The calculations are exactly the same as in the previous case, the only difference is that now the function is defined with explicit CuArray argument types. This is a huge drawback, since, if i want to change the internals of this function, I need to perform the exact same change in two places, which makes to code harder to maintain.

I was wondering if there were any ways to circumvent these two problems. Thanks!

1 Like

The code is exactly the same except the CuArray dispatches?

What is the exact error message if you don’t copy paste the code but instead simply put the extra dependencies?
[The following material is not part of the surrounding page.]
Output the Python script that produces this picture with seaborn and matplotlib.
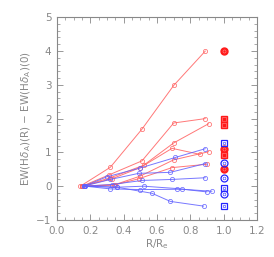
import matplotlib
matplotlib.use("Agg")
import matplotlib.pyplot as plt
import seaborn as sns
import pandas as pd
from matplotlib.ticker import MultipleLocator

# Red profiles
red_x = [
    [0.14, 0.32, 0.51, 0.70, 0.89],
    [0.15, 0.31, 0.51, 0.70, 0.89],
    [0.15, 0.32, 0.52, 0.70, 0.91],
    [0.15, 0.33, 0.50, 0.69, 0.86],
    [0.15, 0.35, 0.50, 0.70, 0.91],
    [0.15, 0.34, 0.49, 0.69, 0.90],
]
red_y = [
    [0.0, 0.56, 1.69, 2.98, 4.00],
    [0.0, 0.33, 0.75, 1.87, 2.00],
    [0.0, 0.25, 0.62, 1.28, 1.85],
    [0.0, 0.22, 0.55, 1.12, 0.94],
    [0.0, 0.05, 0.30, 0.78, 1.02],
    [0.0, 0.03, 0.22, 0.55, 0.65],
]
# Blue profiles
blue_x = [
    [0.16, 0.30, 0.50, 0.71, 0.89],
    [0.16, 0.32, 0.49, 0.68, 0.89],
    [0.16, 0.33, 0.51, 0.69, 0.89],
    [0.16, 0.36, 0.52, 0.72, 0.90],
    [0.17, 0.32, 0.50, 0.75, 0.93],
    [0.17, 0.36, 0.57, 0.68, 0.88],
]
blue_y = [
    [0.0, 0.28, 0.54, 0.85, 1.11],
    [0.0, 0.20, 0.38, 0.41, 0.67],
    [0.0, 0.05, 0.17, 0.20, 0.25],
    [0.0, -0.03, 0.00, -0.07, -0.17],
    [0.0, -0.08, -0.10, -0.09, -0.15],
    [0.0, -0.03, -0.21, -0.45, -0.59],
]
# Markers at R/Re = 1
red_end_y = [4.00, 2.00, 1.80, 1.10, 0.92, 0.52]
red_end_shape = ["o", "s", "s", "o", "s", "o"]
blue_end_y = [1.28, 0.68, 0.25, -0.05, -0.22, -0.58]
blue_end_shape = ["s", "o", "o", "s", "o", "s"]

rows = []
for i, (xs, ys) in enumerate(zip(red_x, red_y)):
    for x, y in zip(xs, ys):
        rows.append(dict(x=x, y=y, unit=f"r{i}", grp="red"))
for i, (xs, ys) in enumerate(zip(blue_x, blue_y)):
    for x, y in zip(xs, ys):
        rows.append(dict(x=x, y=y, unit=f"b{i}", grp="blue"))
df = pd.DataFrame(rows)

RED = "#ff6060"
BLUE = "#6060ff"

sns.set_style("white")
fig = plt.figure(figsize=(2.74, 2.57), dpi=100)
ax = fig.add_axes([0.208, 0.144, 0.730, 0.789])

for grp, col in [("red", RED), ("blue", BLUE)]:
    sub = df[df.grp == grp]
    sns.lineplot(data=sub, x="x", y="y", units="unit", estimator=None, sort=False,
                 color=col, lw=0.7, marker="o", markersize=3.0,
                 markerfacecolor="none", markeredgecolor=col, markeredgewidth=0.6,
                 alpha=0.85, ax=ax, legend=False)

for y, m in zip(red_end_y, red_end_shape):
    ax.plot([1.0], [y], marker=m, ms=5, mfc="#ff1a1a", mec="#ff1a1a", ls="none")
    ax.plot([1.0], [y], marker=m, ms=2.2, mfc="none", mec="#ff9090", mew=0.4, ls="none")
for y, m in zip(blue_end_y, blue_end_shape):
    ax.plot([1.0], [y], marker=m, ms=5, mfc="none", mec="#2222ff", mew=0.9, ls="none")
    ax.plot([1.0], [y], marker=m, ms=2.0, mfc="none", mec="#2222ff", mew=0.4, ls="none")

ax.set_xlim(0.0, 1.2)
ax.set_ylim(-1, 5)
ax.xaxis.set_major_locator(MultipleLocator(0.2))
ax.xaxis.set_minor_locator(MultipleLocator(0.05))
ax.yaxis.set_major_locator(MultipleLocator(1))
ax.yaxis.set_minor_locator(MultipleLocator(0.2))
ax.set_xticks([0.0, 0.2, 0.4, 0.6, 0.8, 1.0, 1.2])
ax.set_xticklabels(["0.0", "0.2", "0.4", "0.6", "0.8", "1.0", "1.2"])
ax.set_yticks([-1, 0, 1, 2, 3, 4, 5])
ax.set_yticklabels(["\u22121", "0", "1", "2", "3", "4", "5"])

grey = "#888888"
for s in ax.spines.values():
    s.set_color(grey)
    s.set_linewidth(0.8)
ax.tick_params(which="both", direction="in", top=True, right=True,
               bottom=True, left=True, color=grey, labelcolor=grey)
ax.tick_params(which="major", length=4, width=0.6, labelsize=7.5, pad=4)
ax.tick_params(which="minor", length=2, width=0.5)

ax.set_xlabel(r"R/R$_{\rm e}$", fontsize=7.5, color=grey, labelpad=1)
ax.set_ylabel(r"EW(H$\delta_{\rm A}$)(R) $-$ EW(H$\delta_{\rm A}$)(0)", fontsize=7.5,
              color=grey, labelpad=2)

fig.savefig("out.png", dpi=100)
Isn’t the dispatch mechanism of the functions inside _free_propagation able to handle everything?

Btw: Are you doing free space light propagation? Since you are using the convolutional approach, an angular spectrum would be the same performance price but more accurate than Fresnel.

I haven’t tried but I don’t see a nice way, sadly.

When the macro runs, it checks whether :CuArray (etc.) is defined in the calling scope. If not, it doesn’t write CUDA methods – it can’t, as they want to dispatch on x::CuArray. This is a slightly hacky pre-extensions way of dealing with only some users loading CUDA.jl.

Now that we have extensions, Tullio could probably use one as a more reliable way to detect whether CUDA.jl is loaded. But I don’t think this will quite solve your problem, as this detection will still happen when the macro expansion runs. If someone loads your package without CUDA, @tullio must be expanded before it is usable; if they later load CUDA then it won’t be run again. The macro is still violating what Julia really expects of macros, that they always expand out to the same code, given the same source.

To generate code later, I believe it would need to be done by a generated function, not a macro. This is what I think @turbo does, at macro expansion time it simply stores everything in some struct, which is turned into code at compile time. Debugging what code is generated by such things is much harder, which is why I gave up on trying to write Tullio to work this way.

It’s just like you said, the code is exactly the same except the CuArray dispatches.

If I don’t copy the code, I get the scalar indexing warning, which means that the code that is being executed is the CPU version.

As for your last comment, I do indeed implement an angular spectrum version. The version that I showed is a little bit slower, but has the advantage of allowing to scale the final grid, which can also be useful. Here is a link to the package if you want to take a look: StrucutredLight.jl.

Doesn’t it solve the problem if the users load CUDA and KernelAbstractions before loading StructuredLight then?

Hi,
I face the same issue, I tried to play around with dependencies but I was not able to make Tullio run without Scalar indexing on CuArray excepted when I put CUDA and KernelAbstraction in the dependencies of my package (which is annoying because of the size of CUDA).
Is there any way to re-run the macro expansion somehow when CUDA is loaded?